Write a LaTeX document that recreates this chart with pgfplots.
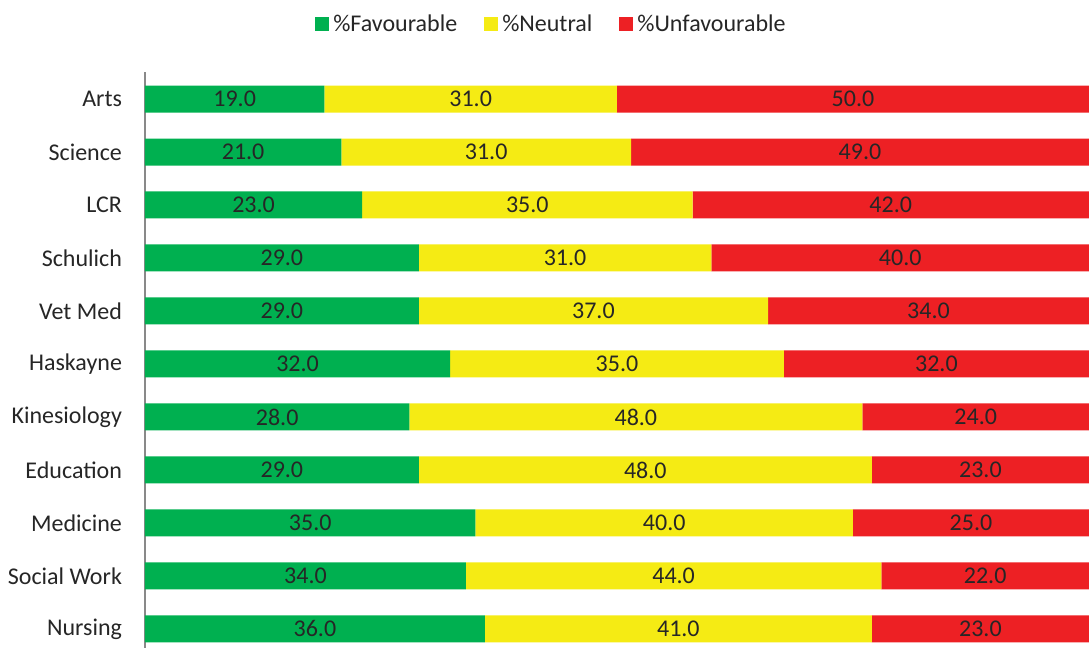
\documentclass[border=0pt]{standalone}
\usepackage{pgfplots}
\usepackage{pgfplotstable}
\pgfplotsset{compat=1.18}
\usepackage{fontspec}
\setmainfont{Carlito}

\definecolor{favgreen}{HTML}{00B050}
\definecolor{neuyellow}{HTML}{F5EB14}
\definecolor{unfred}{HTML}{ED2024}
\definecolor{labeltext}{HTML}{262626}
\definecolor{axisgray}{HTML}{898989}

% faculty survey shares, top bar (Arts) at y=10
\pgfplotstableread{
y  fav neu unf
10 19 31 50
9  21 31 49
8  23 35 42
7  29 31 40
6  29 37 34
5  32 35 32
4  28 48 24
3  29 48 23
2  35 40 25
1  34 44 22
0  36 41 23
}\faculty

\pgfplotsset{
  base/.style={
    scale only axis,
    width=472pt, height=288pt,
    xmin=0, xmax=100,
    ymin=-0.36, ymax=10.51,
  },
}

\begin{document}
\begin{tikzpicture}[font=\fontsize{12}{14.4}\selectfont]
\begin{axis}[
    base,
    xbar stacked,
    bar width=13.5pt,
    hide x axis,
    axis y line*=left,
    y axis line style={draw=axisgray, line width=1pt},
    ytick={0,...,10},
    yticklabels={Nursing, Social Work, Medicine, Education, Kinesiology,
                 Haskayne, Vet Med, Schulich, LCR, Science, Arts},
    major tick length=0pt,
    yticklabel style={xshift=-8pt, text=labeltext},
    legend columns=-1,
    legend image code/.code={\fill[#1] (0pt,-3.5pt) rectangle (7pt,3.5pt);},
    legend style={at={(0.18,1.083)}, anchor=west, draw=none, fill=none,
                  inner sep=0pt, text=labeltext,
                  /tikz/every even column/.append style={column sep=11.5pt}},
]
\addplot[fill=favgreen, draw=none]
  table[x expr=100*\thisrow{fav}/(\thisrow{fav}+\thisrow{neu}+\thisrow{unf}), y=y]{\faculty};
\addplot[fill=neuyellow, draw=none]
  table[x expr=100*\thisrow{neu}/(\thisrow{fav}+\thisrow{neu}+\thisrow{unf}), y=y]{\faculty};
\addplot[fill=unfred, draw=none]
  table[x expr=100*\thisrow{unf}/(\thisrow{fav}+\thisrow{neu}+\thisrow{unf}), y=y]{\faculty};
\legend{\%Favourable, \%Neutral, \%Unfavourable}
\coordinate (sw) at (rel axis cs:0,0);
\end{axis}

% labels centred in each segment
\begin{axis}[
    base,
    hide axis,
    point meta=explicit,
    nodes near coords={\pgfmathprintnumber[fixed, fixed zerofill, precision=1, assume math mode=true]{\pgfplotspointmeta}},
    nodes near coords style={anchor=center, text=labeltext},
]
\addplot[draw=none, mark=none]
  table[x expr=50*\thisrow{fav}/(\thisrow{fav}+\thisrow{neu}+\thisrow{unf}), y=y, meta=fav]{\faculty};
\addplot[draw=none, mark=none]
  table[x expr=100*(\thisrow{fav}+0.5*\thisrow{neu})/(\thisrow{fav}+\thisrow{neu}+\thisrow{unf}), y=y, meta=neu]{\faculty};
\addplot[draw=none, mark=none]
  table[x expr=100*(\thisrow{fav}+\thisrow{neu}+0.5*\thisrow{unf})/(\thisrow{fav}+\thisrow{neu}+\thisrow{unf}), y=y, meta=unf]{\faculty};
\end{axis}

\pgfresetboundingbox
\path (sw) ++(-72.5pt,0) rectangle ++(544.5pt,324pt);
\end{tikzpicture}
\end{document}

· · · ·

» What you need to do
Leave the pictures out and copy the rest of the data exactly.

» Task solution
Write a LaTeX document that recreates this chart with pgfplots.
\documentclass[border=0pt]{standalone}
\usepackage{pgfplots}
\usepackage{pgfplotstable}
\pgfplotsset{compat=1.18}
\usepackage{fontspec}
\setmainfont{Carlito}

\definecolor{favgreen}{HTML}{00B050}
\definecolor{neuyellow}{HTML}{F5EB14}
\definecolor{unfred}{HTML}{ED2024}
\definecolor{labeltext}{HTML}{262626}
\definecolor{axisgray}{HTML}{898989}

% faculty survey shares, top bar (Arts) at y=10
\pgfplotstableread{
y  fav neu unf
10 19 31 50
9  21 31 49
8  23 35 42
7  29 31 40
6  29 37 34
5  32 35 32
4  28 48 24
3  29 48 23
2  35 40 25
1  34 44 22
0  36 41 23
}\faculty

\pgfplotsset{
  base/.style={
    scale only axis,
    width=472pt, height=288pt,
    xmin=0, xmax=100,
    ymin=-0.36, ymax=10.51,
  },
}

\begin{document}
\begin{tikzpicture}[font=\fontsize{12}{14.4}\selectfont]
\begin{axis}[
    base,
    xbar stacked,
    bar width=13.5pt,
    hide x axis,
    axis y line*=left,
    y axis line style={draw=axisgray, line width=1pt},
    ytick={0,...,10},
    yticklabels={Nursing, Social Work, Medicine, Education, Kinesiology,
                 Haskayne, Vet Med, Schulich, LCR, Science, Arts},
    major tick length=0pt,
    yticklabel style={xshift=-8pt, text=labeltext},
    legend columns=-1,
    legend image code/.code={\fill[#1] (0pt,-3.5pt) rectangle (7pt,3.5pt);},
    legend style={at={(0.18,1.083)}, anchor=west, draw=none, fill=none,
                  inner sep=0pt, text=labeltext,
                  /tikz/every even column/.append style={column sep=11.5pt}},
]
\addplot[fill=favgreen, draw=none]
  table[x expr=100*\thisrow{fav}/(\thisrow{fav}+\thisrow{neu}+\thisrow{unf}), y=y]{\faculty};
\addplot[fill=neuyellow, draw=none]
  table[x expr=100*\thisrow{neu}/(\thisrow{fav}+\thisrow{neu}+\thisrow{unf}), y=y]{\faculty};
\addplot[fill=unfred, draw=none]
  table[x expr=100*\thisrow{unf}/(\thisrow{fav}+\thisrow{neu}+\thisrow{unf}), y=y]{\faculty};
\legend{\%Favourable, \%Neutral, \%Unfavourable}
\coordinate (sw) at (rel axis cs:0,0);
\end{axis}

% labels centred in each segment
\begin{axis}[
    base,
    hide axis,
    point meta=explicit,
    nodes near coords={\pgfmathprintnumber[fixed, fixed zerofill, precision=1, assume math mode=true]{\pgfplotspointmeta}},
    nodes near coords style={anchor=center, text=labeltext},
]
\addplot[draw=none, mark=none]
  table[x expr=50*\thisrow{fav}/(\thisrow{fav}+\thisrow{neu}+\thisrow{unf}), y=y, meta=fav]{\faculty};
\addplot[draw=none, mark=none]
  table[x expr=100*(\thisrow{fav}+0.5*\thisrow{neu})/(\thisrow{fav}+\thisrow{neu}+\thisrow{unf}), y=y, meta=neu]{\faculty};
\addplot[draw=none, mark=none]
  table[x expr=100*(\thisrow{fav}+\thisrow{neu}+0.5*\thisrow{unf})/(\thisrow{fav}+\thisrow{neu}+\thisrow{unf}), y=y, meta=unf]{\faculty};
\end{axis}

\pgfresetboundingbox
\path (sw) ++(-72.5pt,0) rectangle ++(544.5pt,324pt);
\end{tikzpicture}
\end{document}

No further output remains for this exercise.